Just post to the database then asynch send to message queue. Messages should still be idempotent by the consumer but at least this follows rest and is transactional.

It’s simple and easy to follow. At scale use multi tenancy.

jayd16 6 hours ago | parent | prev | next [-]

It's a bit of trick that the outbox to queue part of it likely needs to support "at least once but duplicates possible" into the queue.

mrkeen 5 hours ago | parent | next [-]

"Send multiple times from D to Q and deduplicate with a UUID" (idempotency) is well short of "insert into both D and Q or neither" (atomicity)

jayd16 5 hours ago | parent [-]

What are you saying here? I'm pointing out that you need to be ok with the lack of exactly once transaction between O and Q. Maybe you're agreeing and simply saying that's a fine?

KraftyOne 6 hours ago | parent | prev [-]

Every item will be written to the queue exactly once (as the update is transactional). Queue processing may need at-least-once semantics, yes, depending on what exactly you're doing.

jayd16 5 hours ago | parent [-]

The queue write is not in the transaction. The proposed trick is that that is ok because an outbox is able to be transacted on. It kicks the can some what...

EGreg 2 hours ago | parent | prev | next [-]

One major trick in distributed systems is to always attempt things in the same order.

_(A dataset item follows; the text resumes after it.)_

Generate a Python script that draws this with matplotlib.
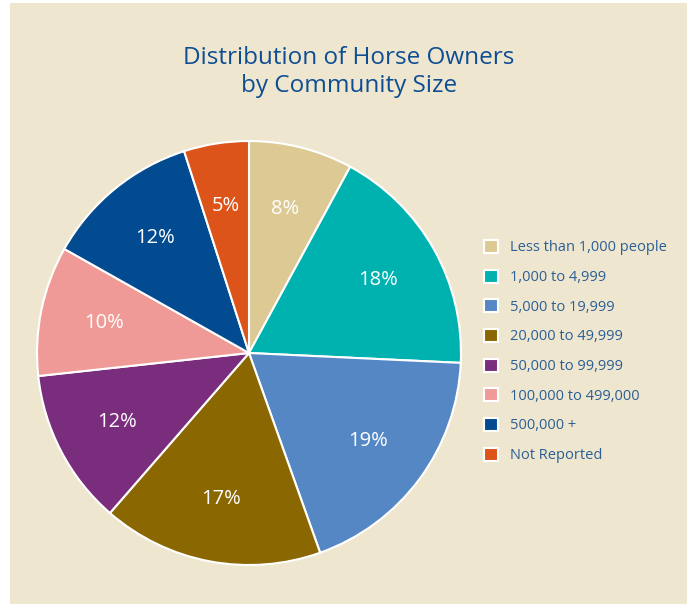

And then locally, you just store what you’ve seen, for “a long time”. That takes care of a lot of transactional issues — idempotency, retries, exactly-once delivery with no distributed locks, etc.

But as someone who builds distributed systems, I can tell you that transactions should be local. Anytime you want to lock something across the network (eg Canisters in ICP) so you can read it, that’s probably a code smell. You probably want to have evented reactive things ripple out, you do need idempotency, but you shouldn’t design your system to read remote state if you can help it. Only subscribe to remote messages.

game_the0ry 4 hours ago | parent | prev [-]

I envy you DB + distributed systems specialists. Reminds me I still have a lot to learn.